Wed May 8 16:54:07 UTC 2019

On Wed, May 8, 2019 at 9:31 AM Karl Denninger <karl at denninger.net> wrote:

> I have a system here with about the same amount of net storage on it as
> you did.  It runs scrubs regularly; none of them take more than 8 hours
> on *any* of the pools.  The SSD-based pool is of course *much* faster
> but even the many-way RaidZ2 on spinning rust is an ~8 hour deal; it
> kicks off automatically at 2:00 AM when the time comes but is complete
> before noon.  I run them on 14 day intervals.
>

Damn, I wish our scrubs took 8 hours.  :)
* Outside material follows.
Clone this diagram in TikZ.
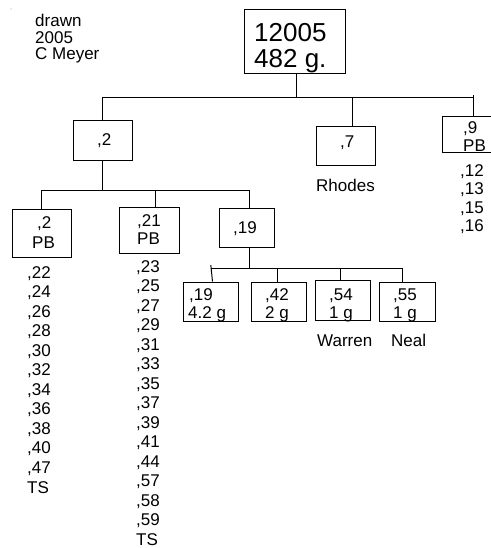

Storage pool 1:  90 drives in 6-disk raidz2 vdevs (mix of 2 TB and 4 TB
SATA).  45 hours to scrub.

Storage pool 2:  90 drives in 6-disk raidz2 vdevs (mix of 2 TB and 4 TB
SATA).  33 hours to scrub.

Storage pool 3:  24 drives in 6-disk raidz2 vdevs (mix of 2 TB and 4 TB
SATA).  134 hours to scrub.

Storage pool 4:  24 drives in 6-disk raidz2 vdevs (mix of 1 TB, 2 TB, 4 TB
SATA).  Dedupe enabled.  256 hours to scrub.

Storage pool 5:  90 drives in 6-disk raidz2 vdevs (mix of 2 TB and 4 TB
SATA).  Dedupe enabled.  Takes about 6 weeks to resilver a drive, and it's
constantly resilvering drives these days as it's the oldest pool, and all
the drives are dying.

:D

Pools 1, 3, and 4 are in DC1.  Pools 2 and 5 are in DC2 across town.

Pool 1 sends snapshots to pool 2.  Pools 3 and 4 send snapshots to pool 5.

These pools are highly fragmented.  :)

> If you have pool(s) that are taking *two weeks* to run a scrub IMHO
> either something is badly wrong or you need to rethink organization of
> the pool structure -- that is, IMHO you likely either have a severe
> performance problem with one or more members or an architectural problem
> you *really* need to determine and fix.  If a scrub takes two weeks
> *then a resilver could conceivably take that long as well* and that's
> *extremely* bad as the window for getting screwed is at its worst when a
> resilver is being run.
>

Thankfully, ours are strictly storage for backups of other systems, so as
long as the nightly backups complete successfully before 6 am, we're not
worried about performance.  :)  And we do have plans to replace pools 2 and
5 to remove dedupe from the equation.  There's not a lot we can do about
the fragmentation issue, as these servers all run rsync backups from
200-odd other servers, and remove the oldest snapshot every night.

So, while a 2-week scrub may be horrible, it all depends on the use-case.
If these were direct storage systems for in-production servers, then I'd be
worried.  But as redundant backup systems (3 copies of everything, in 3
separate locations around the city), I'm not too worried.  Yet.  :D

-- 
Freddie Cash
fjwcash at gmail.com